The most obvious and valuable thing that a big down payment does is that it saves you the costs of private mortgage insurance. Lenders will usually make borrowers pay for PMI if the value of the loan is more than 80% of the home's value, and it can cost you as much as 1.5% of the value of your loan every year, depending on your credit rating. Therefore, on a $200,000 home, being able to put down $40,000 or more can save you $3,000 year in and year out in what you would have had to pay for private mortgage insurance.
Rule 3: Don't use adjustable rate mortgages unless you fully understand how they work.

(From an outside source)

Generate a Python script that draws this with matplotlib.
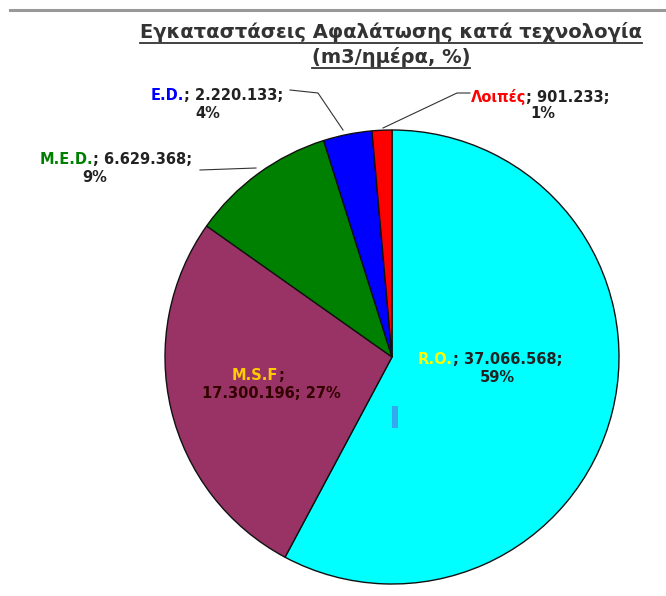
import matplotlib
matplotlib.use("Agg")
import matplotlib.pyplot as plt
from matplotlib.lines import Line2D
from matplotlib.patches import Rectangle

# data
categories = ["R.O.", "M.S.F", "M.E.D.", "E.D.", "Λοιπές"]
values = [37066568, 17300196, 6629368, 2220133, 901233]
value_labels = ["37.066.568", "17.300.196", "6.629.368", "2.220.133", "901.233"]
pct_labels = ["59%", "27%", "9%", "4%", "1%"]
colors = ["#00FFFF", "#993366", "#008000", "#0000FF", "#FF0000"]
name_colors = ["#FFFF00", "#FFCC00", "#008000", "#0000FF", "#FF0000"]
title_lines = ["Εγκαταστάσεις Αφαλάτωσης κατά τεχνολογία", "(m3/ημέρα, %)"]

W, H = 666, 596
fig = plt.figure(figsize=(W / 100, H / 100), dpi=100)


def fx(x):
    return x / W


def fy(y):
    return 1 - y / H


# pie
cx, cy, r = 392, 357, 227
ax = fig.add_axes([fx(cx - r), fy(cy + r), 2 * r / W, 2 * r / H])
wedges, _ = ax.pie(values, colors=colors, startangle=90, counterclock=False,
                   wedgeprops=dict(edgecolor="#111111", linewidth=1.0))
ax.set_xlim(-1, 1)
ax.set_ylim(-1, 1)
ax.set_aspect("equal")

# top rule
fig.add_artist(Line2D([fx(10), fx(666)], [fy(10), fy(10)], color="#999999", lw=2.2))

FS = 10.5
dark = "#222222"


def label(x1, y1, name, color, rest, x2, y2, line2, body=dark):
    # two coloured pieces on the first line, centred on x1
    t1 = fig.text(0, 0, name, color=color, fontsize=FS, fontweight="bold")
    t2 = fig.text(0, 0, rest, color=body, fontsize=FS, fontweight="bold")
    fig.canvas.draw()
    r = fig.canvas.get_renderer()
    w1 = t1.get_window_extent(r).width
    w2 = t2.get_window_extent(r).width
    left = x1 - (w1 + w2) / 2
    t1.set_position((fx(left), fy(y1)))
    t1.set_va("center")
    t2.set_position((fx(left + w1), fy(y1)))
    t2.set_va("center")
    fig.text(fx(x2), fy(y2), line2, color=body, fontsize=FS, fontweight="bold",
             ha="center", va="center")


label(490, 360, categories[0], name_colors[0], "; " + value_labels[0] + ";",
      497, 378, pct_labels[0])
label(258, 375, categories[1], name_colors[1], ";",
      271, 393, value_labels[1] + "; " + pct_labels[1], body="#330000")
label(116, 159, categories[2], name_colors[2], "; " + value_labels[2] + ";",
      95, 177, pct_labels[2])
label(217, 95, categories[3], name_colors[3], "; " + value_labels[3] + ";",
      208, 113, pct_labels[3])
label(540, 97, categories[4], name_colors[4], "; " + value_labels[4] + ";",
      543, 114, pct_labels[4])

# leader lines
for xs, ys in [([200, 256], [170, 168]),
               ([290, 318, 343], [90, 93, 130]),
               ([470, 457, 383], [93, 93, 128])]:
    fig.add_artist(Line2D([fx(v) for v in xs], [fy(v) for v in ys], color="#333333", lw=0.8))

# small stray marker in the R.O. slice
fig.add_artist(Rectangle((fx(392), fy(428)), 6 / W, 22 / H, transform=fig.transFigure,
                         facecolor="#33AAEE", edgecolor="none"))

# underlined title
fig.canvas.draw()
rend = fig.canvas.get_renderer()
for i, line in enumerate(title_lines):
    yy = 32 + i * 25
    t = fig.text(fx(391), fy(yy), line, fontsize=14, fontweight="bold",
                 ha="center", va="center", color="#333333")
    fig.canvas.draw()
    bb = t.get_window_extent(rend)
    fig.add_artist(Line2D([bb.x0 / W, bb.x1 / W], [(bb.y0 - 1) / H] * 2,
                          color="#333333", lw=1.3))

fig.savefig("out.png", dpi=100)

Most homeowners use fixed mortgages because they're simple to understand. Every month for the life of your loan, you make exactly the same mortgage payment. By contrast, adjustable rate mortgages aren't like that. With an ARM, your interest rate resets from time to time, and if interest rates have changed in the interim, then your monthly payment can change as well.
Various types of adjustable rate mortgages have different characteristics. You'll often see an ARM described with two numbers, such as a 5/1 ARM. The first number refers to the number of years during which your initial interest rate is fixed. After that, your rate will adjust periodically as measured by the second number. So for a 5/1 ARM, your rate is fixed for five years and then adjusts every year thereafter.
Rates on ARMs tend to be lower at first than corresponding fixed mortgages. However, because of the risk involved, even an initial low rate on an ARM can leave you vulnerable to paying more in interest over the entire course of the loan. Unless you're expecting to sell your home within the initial rate period, adjustable rate mortgages involve substantial risks of seeing your monthly payments skyrocket over time.
Mortgages can be complicated, and there's a lot on the line, so you need to make smart decisions. By keeping these mortgage rules in mind, you can put yourself in a better position to avoid huge mistakes and instead be happy with your home purchase.